Art Restorations, Inc., is growing again. They will be adding another 2,000 square feet in July. Additionally, they are looking to fill two positions. If there are any wood and furniture or metals conservators out there looking to relocate,consider the Dallas area. See the Jobs section for details.

Richard Trela completed the treatment of two more WWII Bomber folk art works this past year. This work was the topic of a paper he presented at the AIC Annual Meeting in Dallas in June. He also reports a $25,000 donation to the West Texas A&M University Foundation from the Texas DAR for a WTAMU Senior/Graduate student internship at the Panhandle Plains Historical Museum Conservation Center. This graded course begins with the Fall 2002 semester and is to be funded in perpetuity. According to the DAR this is only the beginning!

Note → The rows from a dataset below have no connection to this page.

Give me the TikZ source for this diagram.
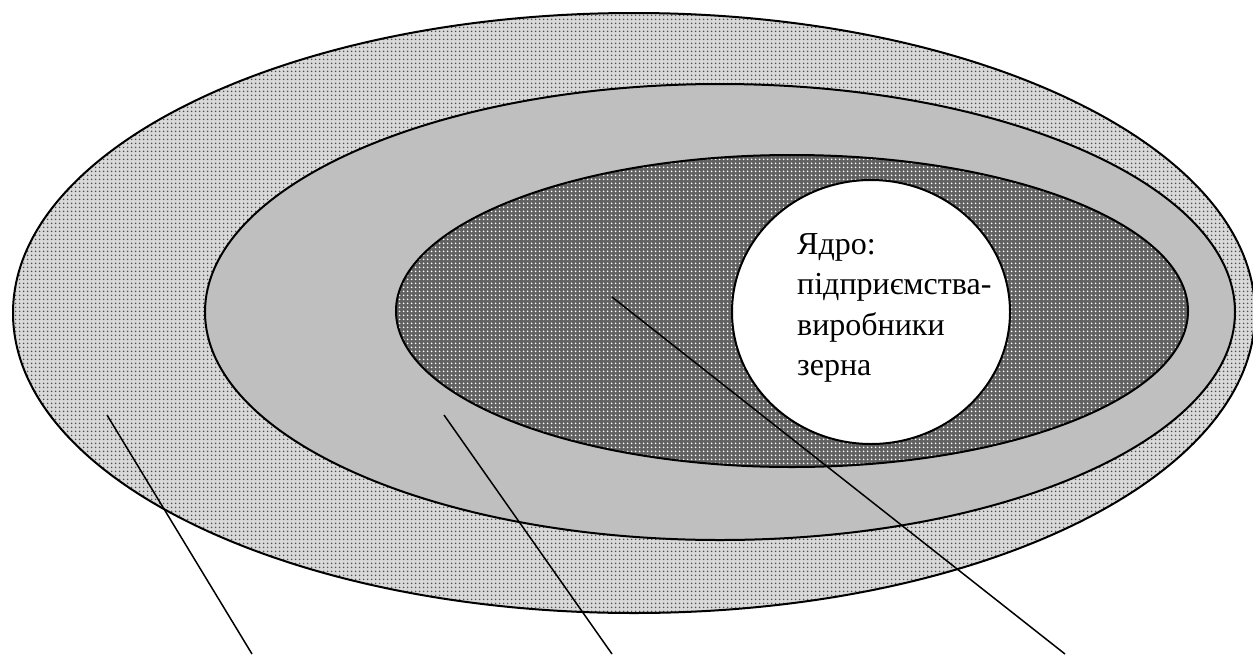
\documentclass[tikz,border=0pt]{standalone}
\usepackage{fontspec}
\setmainfont{Liberation Serif}
\usetikzlibrary{patterns.meta}

\tikzset{
  zone_border/.style={draw=black, line width=2pt},
  dots_zone/.style={zone_border,
    preaction={fill=gray!30},
    preaction={pattern={Dots[radius=1pt, distance=4pt]}, pattern color=black!70}},
  plain_zone/.style={zone_border, fill=gray!50},
  check_zone/.style={zone_border,
    preaction={fill=black!62},
    preaction={pattern={Dots[radius=1.15pt, distance=4pt]}, pattern color=white}},
  core_zone/.style={zone_border, fill=white},
  core_text/.style={anchor=north west, inner sep=0pt, align=left,
    font=\fontsize{32}{40.5}\selectfont},
  pointer/.style={line width=1.5pt}
}

\begin{document}
\begin{tikzpicture}[x=1pt, y=-1pt]
  \useasboundingbox (0,0) rectangle (1253,654);

  % zone centres
  \coordinate (c_outer) at (634,313);
  \coordinate (c_mid) at (720,312);
  \coordinate (c_inner) at (792,311);
  \coordinate (c_core) at (871,312);

  % zones
  \path[dots_zone] (c_outer) ellipse [x radius=621, y radius=300];
  \path[plain_zone] (c_mid) ellipse [x radius=515, y radius=228];
  \path[check_zone] (c_inner) ellipse [x radius=396, y radius=156];
  \path[core_zone] (c_core) ellipse [x radius=139, y radius=132];

  % core label
  \node[core_text] (core) at (797,233) {Ядро:\\підприємства-\\виробники\\зерна};

  % pointer ends
  \coordinate (p_outer) at (107,415);
  \coordinate (p_mid) at (444,415);
  \coordinate (p_inner) at (612,297);
  \coordinate (e_outer) at (252,654);
  \coordinate (e_mid) at (612,654);
  \coordinate (e_inner) at (1065,654);

  % pointers
  \draw[pointer] (p_outer) -- (e_outer);
  \draw[pointer] (p_mid) -- (e_mid);
  \draw[pointer] (p_inner) -- (e_inner);
\end{tikzpicture}
\end{document}
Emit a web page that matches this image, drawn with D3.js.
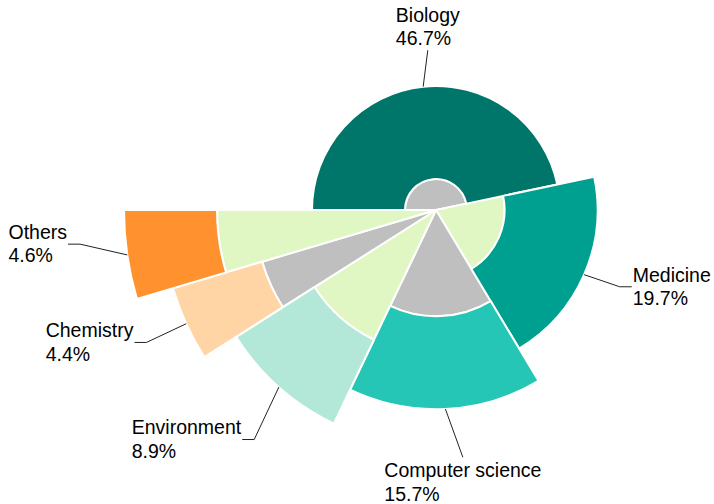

Richard also competed the treatment on 14 historic objects for PPHM's new exhibit: People of The Plains. Included are famed Texas cattleman Charlie Goodnight's saddle and the horns of his albino steer, archaeological ceramic and glass, metals, porcelain, and Native American artifacts. Along with primary conservator, Connie Wanke of Denver, he completed the two-year treatment of a 10-foot square, 100 year old hand-colored map for The Museum of The Great Plains in Lawton, OK.

Elizabeth Lunning was named Acting Chief Conservator at The Menil Collection in March, 2001. Additionally, she continues in her role as Conservator of Works of Art on Paper, a post she has held since 1990.

Brad Epley, Assistant Paintings Conservator at The Menil, contributed an essay on the working techniques of the Surrealist painter Victor Brauner to the catalogue of the exhibition Victor Brauner: Surrealist Hieroglyphs. The essay is entitled "Victor Brauner's Use of Wax."